Ruth is one of my favorite women of the Bible, and tomorrow I will tell you why! Today, I just want to tell you her story.
Ruth is a destitute widow. We follow her as she joins God's people, gleans in the grain fields, and risks her honor at the threshing floor. She begins with no hope and is an alien with no part in the kingdom of God. She risks everything by putting her faith in God. And God saves her, forgives her, rebuilds her life and gives her blessings that will last through eternity. Ruth's story was written in a dark time in Israel's history. People lived to please themselves, and not God. Ruth tells the world that there is a better way.
During the days of the Judges there was a famine in the land of Israel Judah, and a man from Bethlehem by the name of Elimelech, went to live in Moab with his wife, Naomi, and their two sons. While they were living there the two sons married Moabite women, one named Orpah and the other named Ruth.. After about ten years, Elimelech died.
This created quite a problem for Naomi. She needed to go home once again, as Judah had food, and in Moab a famine had come. So she had no food, no husband and no son and no one to help her to return to Israel for Naomi did not want to ask her daughters-in-law to take her.
But they insisted on going with her and she prepared to return home. Finally, with her two daughters-in-law, she left the place and set out on the road that would take them back to the land of Judah. Naomi felt sad that her new daughters had to leave their own country for her sake, and finally, she spoke out. "Return home, my daughters. Why would you come with me? I am never going to have more sons who could become your husbands. Return home. I am too old to have another husband. Even if I thought there was still hope for me--even if I had a husband tonight and then gave birth to sons--would you wait until they grew up? Would you remain unmarried for them? No, my daughters. It is more bitter for me than for you, because the Lord's hand has gone out against me."
At this they wept again. Then Orpah kissed her mother-in-law goodby, but Ruth clung to her. Naomi said to Ruth, "Look! "Your sister-in-law is going back to her people and her gods. Go back with her." But Ruth replied, "Don't urge me to leave you or to turn back from you. Where you go I will go, and where you stay I will stay. Your people will be my people and your God my god. May the Lord deal with me, be it ever so severely if anything but death separates you and me." And Naomi accepted Ruth's plea.

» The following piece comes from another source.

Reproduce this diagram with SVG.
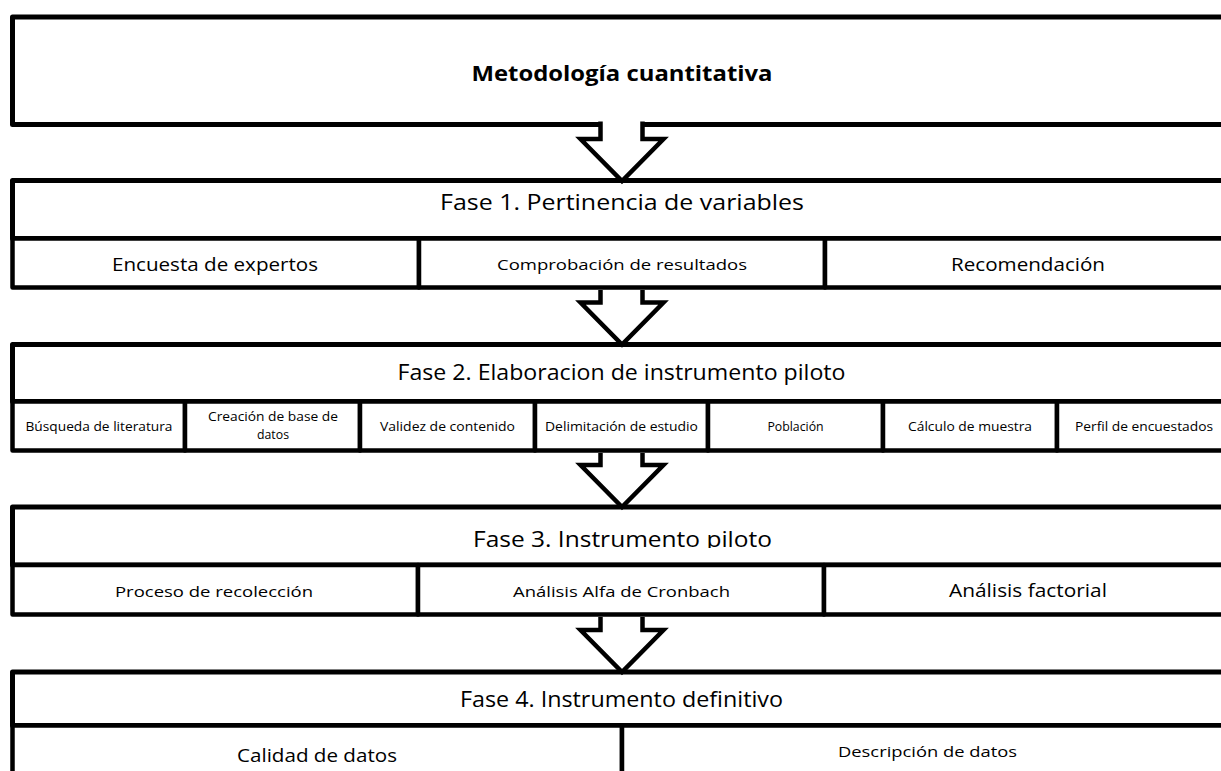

So the two women went on, until they arrived in Bethlehem. The whole town was stirred because of them, and the women of the town exclaimed, "Can this be Naomi?" But Naomi, rejecting her own self said, "Call me Mara because the Almighty has made my life bitter. I went away full, but the Lord has brought me back empty. The Lord has afflicted me; the Almighty has brought misfortune upon me." So Naomi returned from Moab in sadness and without hope, accompanied by Ruth the Moabitess, her daughter-in-law arriving in Bethlehem as the barley harvest was beginning.
We'll end our story here until tomorrow, if God allows it. I really don't want to leave anything out for the story of Ruth is precious to me.
Study/ Ruth was a Moabitess, but that didn't stop her from worshiping the true God, nor did it stop God from accepting her worship and blessing her greatly. The Jews were not the only people God loved. God chose the Jews to be the people through whom the rest of the world would come to know him. This was fulfilled when Jesus Christ was born as a Jew. Through him, the entire world can come to know God. The book of Ruth is a perfect example of God's impartiality. Ruth was blessed because of her faithfulness. No one should feel disqualified to serve God because of race, sex, or national background. And God can use every circumstance to build his kingdom.
What a blessing, the story of Ruth! Perhaps, you can understand why I love it! I'll tell you more about it tomorrow! We ran out of time today........Shoot dang!